Authors:
Published:
On off moments over this summer, Annie and I have put together our new site. You know, splashed some water on our face.
That’s what you’re looking at. LiL, freshened up.
The goals:
- Freshen up our look
- Mobile-friendly
- Make it really easy to add stuff, but no big-time CMS nonsense
- Fun
- Shareable
1) We’d built the original site about two years ago—a long time in internet time. It worked, but it was a bit heavy and very fixed. We wanted to lighten up things a bit. Annie ended up on 2x4’s website and that started everything off.
As you’ll no doubt see, our homepage is HEAVILY inspired by 2x4’s work. Ours is less refined, but gets at the general idea of a long pane of scattershot (but underlying grid adhering) images.
2) By now, a lot of the web has been Twitter Bootstrapped—folks everywhere have built their websites using Twitter’s recently open source web framework, Bootstrap. There are a lot of reasons for this, but the primary one is packaging. They’ve thrown in nice buttons, cross-browser fixes, and a good responsive grid to make your site work on mobile. The elegant mobile handling is really why we started on this framework.
3) We wanted the site to be able to change a lot.
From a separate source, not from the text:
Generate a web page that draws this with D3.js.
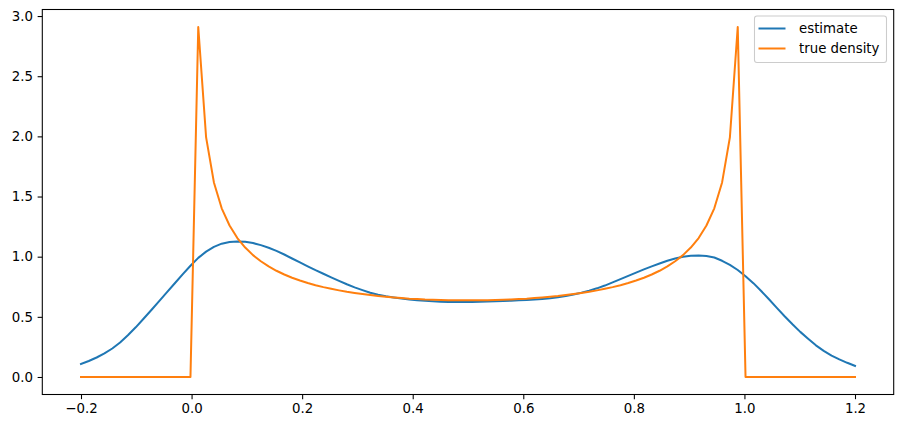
<!DOCTYPE html>
<html>
<head>
<meta charset="utf-8">
<script src="https://cdn.jsdelivr.net/npm/d3@7"></script>
<style>
  html, body { margin: 0; padding: 0; background: #fff; }
  svg { display: block; font-family: "DejaVu Sans", sans-serif; }
</style>
</head>
<body>
<svg id="chart" width="904" height="428"></svg>
<script>
// ---- data ----
const xGrid = [-0.2000,-0.1859,-0.1717,-0.1576,-0.1434,-0.1293,-0.1152,-0.1010,-0.0869,-0.0727,
  -0.0586,-0.0444,-0.0303,-0.0162,-0.0020,0.0121,0.0263,0.0404,0.0545,0.0687,
  0.0828,0.0970,0.1111,0.1253,0.1394,0.1535,0.1677,0.1818,0.1960,0.2101,
  0.2242,0.2384,0.2525,0.2667,0.2808,0.2949,0.3091,0.3232,0.3374,0.3515,
  0.3657,0.3798,0.3939,0.4081,0.4222,0.4364,0.4505,0.4646,0.4788,0.4929,
  0.5071,0.5212,0.5354,0.5495,0.5636,0.5778,0.5919,0.6061,0.6202,0.6343,
  0.6485,0.6626,0.6768,0.6909,0.7051,0.7192,0.7333,0.7475,0.7616,0.7758,
  0.7899,0.8040,0.8182,0.8323,0.8465,0.8606,0.8747,0.8889,0.9030,0.9172,
  0.9313,0.9455,0.9596,0.9737,0.9879,1.0020,1.0162,1.0303,1.0444,1.0586,
  1.0727,1.0869,1.1010,1.1152,1.1293,1.1434,1.1576,1.1717,1.1859,1.2000];

const estimate = [0.108,0.133,0.162,0.196,0.237,0.287,0.347,0.413,0.484,0.557,
  0.631,0.705,0.779,0.853,0.925,0.990,1.042,1.082,1.108,1.122,
  1.127,1.124,1.113,1.096,1.074,1.048,1.018,0.985,0.952,0.920,
  0.888,0.858,0.828,0.799,0.771,0.745,0.722,0.700,0.683,0.671,
  0.661,0.652,0.644,0.638,0.633,0.629,0.626,0.624,0.623,0.623,
  0.623,0.625,0.627,0.629,0.631,0.634,0.637,0.640,0.644,0.649,
  0.655,0.663,0.673,0.686,0.701,0.718,0.737,0.760,0.786,0.813,
  0.841,0.868,0.894,0.919,0.943,0.966,0.985,0.999,1.008,1.010,
  1.005,0.993,0.966,0.932,0.889,0.838,0.780,0.715,0.646,0.575,
  0.505,0.438,0.375,0.318,0.263,0.217,0.178,0.146,0.118,0.092];

const trueDensity = [0,0,0,0,0,0,0,0,0,0,
  0,0,0,0,0,2.909,1.991,1.617,1.402,1.259,
  1.155,1.076,1.013,0.962,0.919,0.883,0.852,0.825,0.802,0.781,
  0.763,0.747,0.733,0.720,0.708,0.698,0.689,0.681,0.673,0.667,
  0.661,0.656,0.651,0.648,0.644,0.642,0.640,0.638,0.637,0.637,
  0.637,0.637,0.638,0.640,0.642,0.644,0.648,0.651,0.656,0.661,
  0.667,0.673,0.681,0.689,0.698,0.708,0.720,0.733,0.747,0.763,
  0.781,0.802,0.825,0.852,0.883,0.919,0.962,1.013,1.076,1.155,
  1.259,1.402,1.617,1.991,2.909,0,0,0,0,0,
  0,0,0,0,0,0,0,0,0,0];

const xTicks = [-0.2, 0.0, 0.2, 0.4, 0.6, 0.8, 1.0, 1.2];
const yTicks = [0.0, 0.5, 1.0, 1.5, 2.0, 2.5, 3.0];
const seriesNames = ["estimate", "true density"];
const seriesColors = ["#1f77b4", "#ff7f0e"];

// ---- layout ----
const svg = d3.select("#chart");
const L = 42.3, R = 893.7, T = 9.5, B = 394.5;

const x = d3.scaleLinear().domain([-0.27, 1.27]).range([L, R]);
const y = d3.scaleLinear().domain([-0.1455, 3.0545]).range([B, T]);

const fmt = v => d3.format(".1f")(v).replace("-", "\u2212");

// lines
const line = d3.line().x(d => x(d[0])).y(d => y(d[1]));
const series = [estimate, trueDensity];
series.forEach((vals, i) => {
  svg.append("path")
    .datum(xGrid.map((xv, j) => [xv, vals[j]]))
    .attr("fill", "none")
    .attr("stroke", seriesColors[i])
    .attr("stroke-width", 2)
    .attr("stroke-linejoin", "round")
    .attr("stroke-linecap", "square")
    .attr("d", line);
});

// axes
const xAxis = d3.axisBottom(x).tickValues(xTicks).tickFormat(fmt).tickSize(4.67).tickPadding(4.67);
const yAxis = d3.axisLeft(y).tickValues(yTicks).tickFormat(fmt).tickSize(4.67).tickPadding(4.67);

const gx = svg.append("g").attr("transform", `translate(0,${B})`).call(xAxis);
const gy = svg.append("g").attr("transform", `translate(${L},0)`).call(yAxis);
[gx, gy].forEach(g => {
  g.select(".domain").remove();
  g.selectAll(".tick line").attr("stroke", "#000").attr("stroke-width", 1.07);
  g.selectAll(".tick text").attr("fill", "#000").style("font-size", "13.33px")
    .style("font-family", "'DejaVu Sans', sans-serif");
});

// frame
svg.append("rect")
  .attr("x", L).attr("y", T).attr("width", R - L).attr("height", B - T)
  .attr("fill", "none").attr("stroke", "#000").attr("stroke-width", 1.07);

// legend
const lg = svg.append("g");
lg.append("rect")
  .attr("x", 754.5).attr("y", 16).attr("width", 132).attr("height", 46.5)
  .attr("rx", 2.5).attr("ry", 2.5)
  .attr("fill", "#fff").attr("fill-opacity", 0.8)
  .attr("stroke", "#cccccc").attr("stroke-width", 1.07);
seriesNames.forEach((name, i) => {
  const yy = 28.5 + i * 20;
  lg.append("line")
    .attr("x1", 758.5).attr("x2", 785.5).attr("y1", yy).attr("y2", yy)
    .attr("stroke", seriesColors[i]).attr("stroke-width", 2);
  lg.append("text")
    .attr("x", 799).attr("y", yy + 4.7)
    .attr("fill", "#000")
    .style("font-size", "13.33px")
    .style("font-family", "'DejaVu Sans', sans-serif")
    .text(name);
});
</script>
</body>
</html>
And frequently. At the same time, neither of us wanted to muck around in the CMS worlds of drupal, etc. It’s just too complicated. So we took the wordpress-as-CMS route. Each project gets its own wordpress “page” that we link to. Easy to update, manage, etc. We restyled a great, free wordpress theme called WordPress Bootstrap by 320 Press to make the blog look a lot like every other page. That way a blog page (which is easy to author) can double as a project page and look pretty natural (nice hack Paul!).
Even cooler, Annie came up with a clever system to add all content—people, projects, etc.—info into one, easy-to-understand file (we’ve called it ingredients.json). And then those assets ripple through all the pages. She’ll go into it in another post.
4) Everybody seemed to like the mouse-over about us page from our last site. So we took that and ran with it. Some, not all, images come to life with a hover. And some more than others—Jessica’s been dabbling in animating some .gif’s. The hover state is not one that ports to mobile. Any ideas port the fun to these devices?
5) I’d say this is the big point, we wanted to give our site away. Take it. Run with it. Modify it. Whatever. I got obsessed with the idea of sharing sites whole hog. The site meets our needs as a lightweight wordpress CMS. Wordpress was complicated enough. Maybe you find yourself in that position—or just want a pretty simple site that makes hovering things fun. It’s on github. It ain’t all polished and buffed under the hood, and lot’s more documentation to come, but our site’s out. Make it your site, or improve it so we can add your changes to our site.
The site will take on more and more of its own character over time, but we’ve rebooted. And it seems like it’s time.